Engage the entire board:            To avoid letting a few people dominate the discussion, encourage everyone, calling on members individually if necessary, to contribute.

 

Focus on the future:            What’s done is done, so put all “past” items; i.e. previous minutes, financial statements, etc., on a consent agenda and move on to addressing goals, planning and policy.

 

Start on time, keep to a schedule, finish strong:            Respect those who arrive on time by beginning promptly.  Tardy members who regard disrupting a meeting will be motivated to arrive earlier next time.  Another way to focus on business is to incorporate time frames into the agenda.
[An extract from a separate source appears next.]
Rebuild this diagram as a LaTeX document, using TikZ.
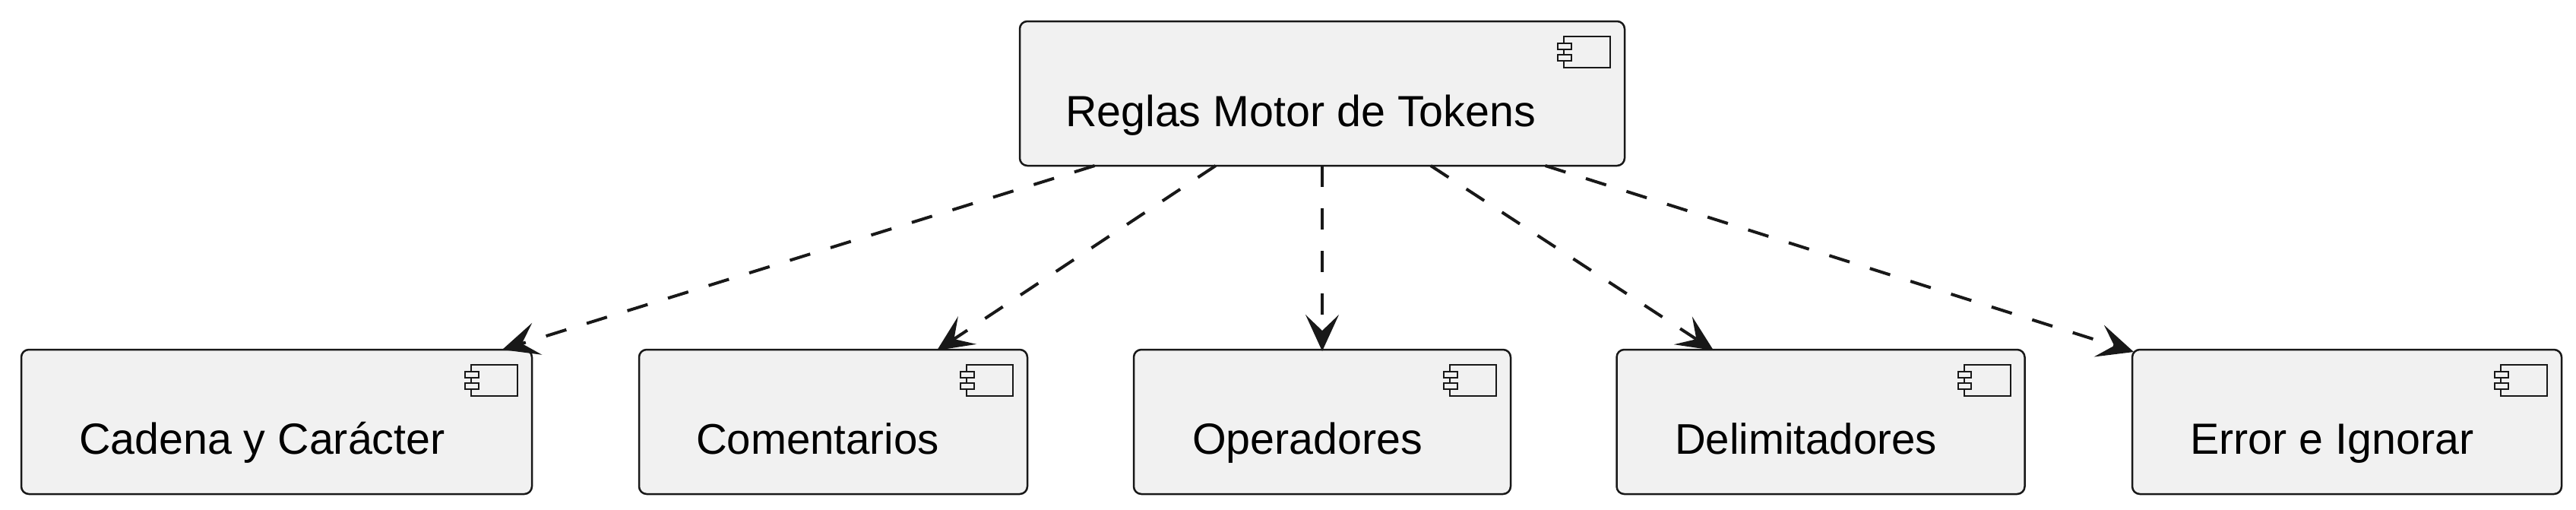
\documentclass[tikz,border=0pt]{standalone}
\usepackage{fontspec}
\setmainfont{Liberation Sans}
\usetikzlibrary{arrows.meta,positioning}
\definecolor{edge}{HTML}{181818}
\definecolor{fillc}{HTML}{F1F1F1}
\tikzset{
  x=.5pt,y=-.5pt,
  comp/.style={draw=edge,fill=fillc,line width=1.25pt,rounded corners=5pt,inner sep=0pt,outer sep=0pt,anchor=north west},
  lab/.style={anchor=base west,inner sep=0pt,outer sep=0pt,text=black,font=\fontsize{28.7}{32}\selectfont},
  labn/.style={lab,font=\fontsize{28.2}{32}\selectfont},
  dep/.style={draw=edge,line width=2pt,dash pattern=on 14pt off 14pt,-{Stealth[length=24pt,width=22pt,inset=10.5pt,line width=0pt]}},
  ic/.style={draw=edge,line width=1pt},
  icb/.style={draw=edge,fill=fillc,line width=1pt}
}
\newcommand{\compicon}[1]{%
  \draw[ic] ([xshift=-40pt,yshift=-10pt]#1.north east) rectangle ([xshift=-9.5pt,yshift=-30.5pt]#1.north east);
  \draw[icb] ([xshift=-44pt,yshift=-14.5pt]#1.north east) rectangle ([xshift=-35.25pt,yshift=-18.5pt]#1.north east);
  \draw[icb] ([xshift=-44pt,yshift=-22pt]#1.north east) rectangle ([xshift=-35.25pt,yshift=-26pt]#1.north east);
}
\begin{document}
\begin{tikzpicture}
\useasboundingbox (0,0) rectangle (3390,670);
\node[comp,minimum width=398pt,minimum height=95pt] (top) at (1342,28) {};
\node[comp,minimum width=336pt,minimum height=95pt] (a) at (28,460) {};
\node[comp,minimum width=255.5pt,minimum height=95pt] (b) at (841,460) {};
\node[comp,minimum width=248pt,minimum height=95pt] (c) at (1492,460) {};
\node[comp,minimum width=268.5pt,minimum height=95pt] (d) at (2127.5,460) {};
\node[comp,minimum width=282.5pt,minimum height=95pt] (e) at (2806,460) {};
\compicon{top}\compicon{a}\compicon{b}\compicon{c}\compicon{d}\compicon{e}
\node[lab] (tt) at (1402,166) {Reglas Motor de Tokens};
\node[lab] (ta) at (104,597) {Cadena y Carácter};
\node[labn] (tb) at (916,597) {Comentarios};
\node[lab] (tc) at (1569,597) {Operadores};
\node[labn] (td) at (2204,597) {Delimitadores};
\node[lab] (te) at (2882,597) {Error e Ignorar};
\draw[dep] ([xshift=49.3pt]top.south west) -- ([xshift=316.5pt]a.north west);
\draw[dep] ([xshift=128.9pt]top.south west) -- ([xshift=196pt,yshift=-.5pt]b.north west);
\draw[dep] ([xshift=199pt]top.south west) -- ([xshift=124pt,yshift=-1pt]c.north west);
\draw[dep] ([xshift=270.4pt]top.south west) -- ([xshift=63.75pt,yshift=-.5pt]d.north west);
\draw[dep] ([xshift=345.8pt]top.south west) -- ([xshift=1pt,yshift=-1.5pt]e.north west);
\end{tikzpicture}
\end{document}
Indicating that one item will be scheduled for, say, 20 minutes and another for two hours, provides cues about the relative importance or complexity of the subjects in question.  End on a positive note by closing with what the group has accomplished.

 

Use a consent agenda:            This kind of agenda removes reports of past activities from general, and occasionally tedious, discussion.  Items that fall into this category might include meeting minutes, committee reports, financial statements, and updates on completed work or work in progress that do not require further action.  They require a motion, a second, and a vote to approve, but no discussion.  If done at the start of the meeting, this affords the board the opportunity to amend the agenda and even move an item back into the active discussion if warranted.

 

Adopt a meeting count-down:            Create a predictable schedule of activities for the days/weeks prior to a board meeting to enhance overall productivity.  Start with a reminder for board members and committee chairs to send in items to be incorporated into either the consent agenda or the action agenda, as well as any support documentation for those items.  Later, closer to the meeting, distribute the meeting notice, and make the agenda, board books, and support documentation available, by e-mail, mail or web.  Just a few days before, get a head count, verify a quorum, and issue a final reminder about the date and time (and place, if necessary) for the meeting, or any call-in information, if the meeting will be by teleconference.

 

Get feedback:            Every so often, poll board members to determine who productive they perceive meetings to be and to get suggestions for fine-tuning.  Do this occasionally, not routinely, for better response.